Horror, as a genre, has always been made everywhere. The subgenres map onto different psychological responses — fear of the unknown, fear of the body, fear of the community, fear of one’s own mind — and those responses are not uniform.
The psychology behind different film genres offers useful context for why this mode of filmmaking produces such a distinct viewer response. You can find out what your favorite movie genre says about you.
For audiences looking to meet various horror conventions, including international horror with its own distinct regional conventions, platforms like UVOtv offer access to global cinema that rarely gets visibility in mainstream distribution. For anyone trying to figure out what kind of horror to watch, start with the horror movies library on UVOtv.
FAQ
What is the most popular type of horror movie?
Supernatural horror and slasher films have historically been the highest-grossing subgenres at the global box office, though psychological horror has gained significant commercial ground since the mid-2010s.

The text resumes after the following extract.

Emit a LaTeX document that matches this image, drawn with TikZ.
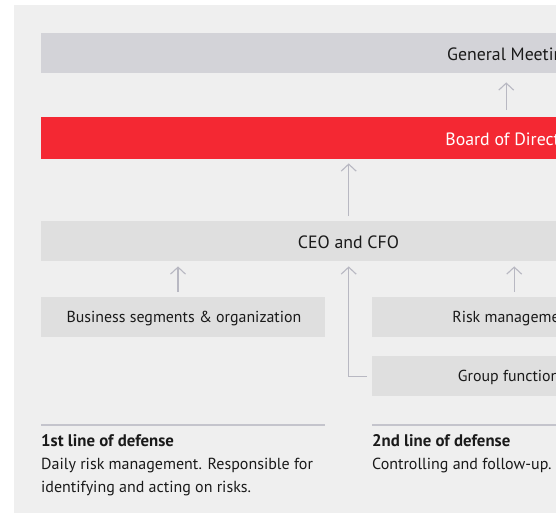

What’s the difference between supernatural and paranormal horror?
The terms are often used interchangeably, but supernatural horror is the broader category. It includes any force operating outside natural law. Paranormal horror typically refers more specifically to ghost, haunt, and spirit-based narratives, often with an investigative or documentary framing.
What is elevated horror?
Elevated horror is an informal label for horror films that prioritise atmosphere, thematic complexity, and arthouse aesthetics over conventional genre mechanics. The term is contested; many critics argue it implies that standard genre horror lacks artistic merit, which is historically inaccurate.
Can a horror movie belong to multiple subgenres?
Yes — and most notable horror films do, since subgenres describe tendencies and emphases. A ghost story set in a crumbling ancestral home might be simultaneously supernatural, Gothic, and psychological.